Goal of the exercise >> Please report every line from the material that contains the word "with".

Recorded information >>
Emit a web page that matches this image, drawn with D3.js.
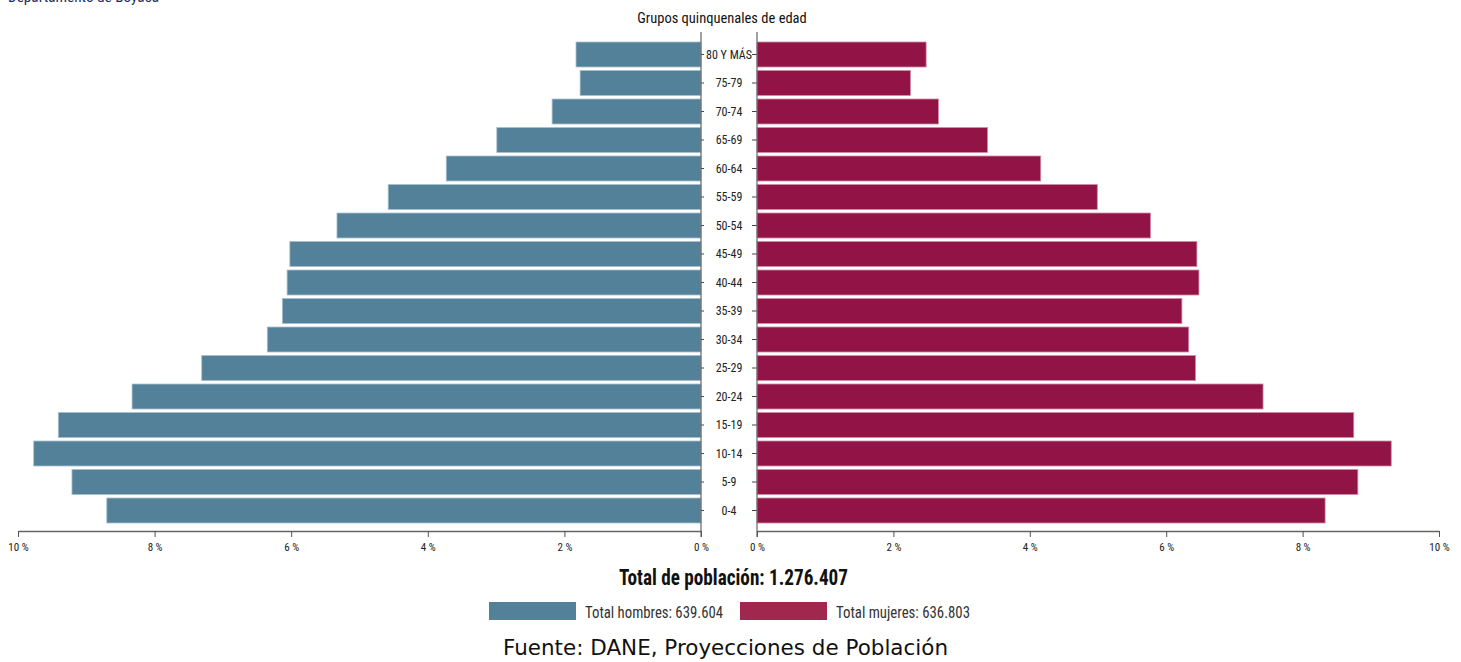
<!DOCTYPE html>
<html>
<head>
<meta charset="utf-8">
<script src="https://cdn.jsdelivr.net/npm/d3@7"></script>
<style>
  html, body { margin: 0; padding: 0; background: #fff; }
  svg { display: block; }
  .narrow { font-family: "Liberation Sans Narrow", "Arial Narrow", "Roboto Condensed", "Liberation Sans", sans-serif; }
</style>
</head>
<body>
<svg id="chart" width="1461" height="662"></svg>
<script>
const categories = ["80 Y MÁS","75-79","70-74","65-69","60-64","55-59","50-54","45-49","40-44","35-39","30-34","25-29","20-24","15-19","10-14","5-9","0-4"];
const hombres = [1.83,1.77,2.18,2.99,3.73,4.58,5.33,6.02,6.06,6.13,6.35,7.31,8.33,9.41,9.77,9.21,8.70];
const mujeres = [2.48,2.25,2.66,3.38,4.16,4.99,5.77,6.45,6.48,6.23,6.33,6.43,7.42,8.75,9.30,8.81,8.33];
const tickValues = [0,2,4,6,8,10];
const titleText = "Grupos quinquenales de edad";
const regionText = "Departamento de Boyacá";
const totalText = "Total de población: 1.276.407";
const legendLabels = ["Total hombres: 639.604","Total mujeres: 636.803"];
const sourceText = "Fuente: DANE, Proyecciones de Población";

const colMale = "#53819a", colFemale = "#921447";
const svg = d3.select("#chart");

const xL = d3.scaleLinear().domain([0,10]).range([701,18]);
const xR = d3.scaleLinear().domain([0,10]).range([757,1439]);
const y = d3.scaleBand().domain(categories).range([40.25,524.75]).paddingInner(0.123).paddingOuter(0.0615);
const axisY = 531;

// region title (clipped at top, as in the reference)
svg.append("text").attr("class","narrow").attr("x",8).attr("y",1.5)
  .attr("font-size",14).attr("textLength",151).attr("lengthAdjust","spacingAndGlyphs")
  .attr("fill","#1b2d5c").text(regionText);

// axis title
svg.append("text").attr("class","narrow").attr("x",722).attr("y",23)
  .attr("text-anchor","middle").attr("font-size",14.5).attr("fill","#111").text(titleText);

// bars
svg.append("g").selectAll("rect").data(categories).join("rect")
  .attr("x",(d,i)=>xL(hombres[i])).attr("y",d=>y(d))
  .attr("width",(d,i)=>xL(0)-xL(hombres[i])).attr("height",y.bandwidth())
  .attr("fill",colMale).attr("stroke","#a9c0cd").attr("stroke-width",0.8);
svg.append("g").selectAll("rect").data(categories).join("rect")
  .attr("x",xR(0)).attr("y",d=>y(d))
  .attr("width",(d,i)=>xR(mujeres[i])-xR(0)).attr("height",y.bandwidth())
  .attr("fill",colFemale).attr("stroke","#d08aa6").attr("stroke-width",0.8);

// center vertical lines with ticks
const gl = svg.append("g").attr("transform",`translate(${xL(0)},0)`)
  .call(d3.axisRight(y).tickSize(3).tickFormat(""));
const gr = svg.append("g").attr("transform",`translate(${xR(0)},0)`)
  .call(d3.axisLeft(y).tickSize(5).tickFormat(""));
[gl,gr].forEach(g=>{
  g.select(".domain").remove();
  g.selectAll(".tick line").attr("stroke","#444");
});
svg.append("line").attr("x1",xL(0)).attr("x2",xL(0)).attr("y1",32).attr("y2",axisY+6).attr("stroke","#666").attr("stroke-width",1.2);
svg.append("line").attr("x1",xR(0)).attr("x2",xR(0)).attr("y1",32).attr("y2",axisY+6).attr("stroke","#666").attr("stroke-width",1.2);

// category labels
svg.append("g").selectAll("text").data(categories).join("text")
  .attr("class","narrow").attr("x",729).attr("y",d=>y(d)+y.bandwidth()/2)
  .attr("dy","0.35em").attr("text-anchor","middle").attr("font-size",12).attr("fill","#222")
  .text(d=>d);

// bottom axes
function styleAxis(g){
  g.select(".domain").attr("stroke","#666").attr("stroke-width",1.6);
  g.selectAll(".tick line").attr("stroke","#555");
  g.selectAll(".tick text").attr("class","narrow").attr("font-size",11).attr("fill","#222")
    .attr("font-family",null);
}
const axL = svg.append("g").attr("transform",`translate(0,${axisY})`)
  .call(d3.axisBottom(xL).tickValues(tickValues).tickSize(6).tickPadding(6).tickSizeOuter(0).tickFormat(d=>d+" %"));
styleAxis(axL);
const axR = svg.append("g").attr("transform",`translate(0,${axisY})`)
  .call(d3.axisBottom(xR).tickValues(tickValues).tickSize(6).tickPadding(6).tickSizeOuter(0).tickFormat(d=>d+" %"));
styleAxis(axR);

// total
svg.append("text").attr("class","narrow").attr("x",733.5).attr("y",585)
  .attr("text-anchor","middle").attr("font-size",22).attr("font-weight","bold")
  .attr("textLength",229).attr("lengthAdjust","spacingAndGlyphs")
  .attr("fill","#111").text(totalText);

// legend
const legend = [{c:"#53819a",x:489,t:legendLabels[0],w:138},{c:"#a0284e",x:740,t:legendLabels[1],w:134}];
legend.forEach(l=>{
  svg.append("rect").attr("x",l.x).attr("y",602).attr("width",87).attr("height",18).attr("fill",l.c);
  svg.append("text").attr("class","narrow").attr("x",l.x+96).attr("y",618)
    .attr("font-size",16.5).attr("textLength",l.w).attr("lengthAdjust","spacingAndGlyphs")
    .attr("fill","#333").text(l.t);
});

// source
svg.append("text").attr("x",725.5).attr("y",655).attr("text-anchor","middle")
  .attr("font-family","'DejaVu Sans', Verdana, sans-serif").attr("font-size",20.5)
  .attr("textLength",445).attr("lengthAdjust","spacingAndGlyphs")
  .attr("fill","#111").text(sourceText);
</script>
</body>
</html>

Response >>
Emit a web page that matches this image, drawn with D3.js.
// center vertical lines with ticks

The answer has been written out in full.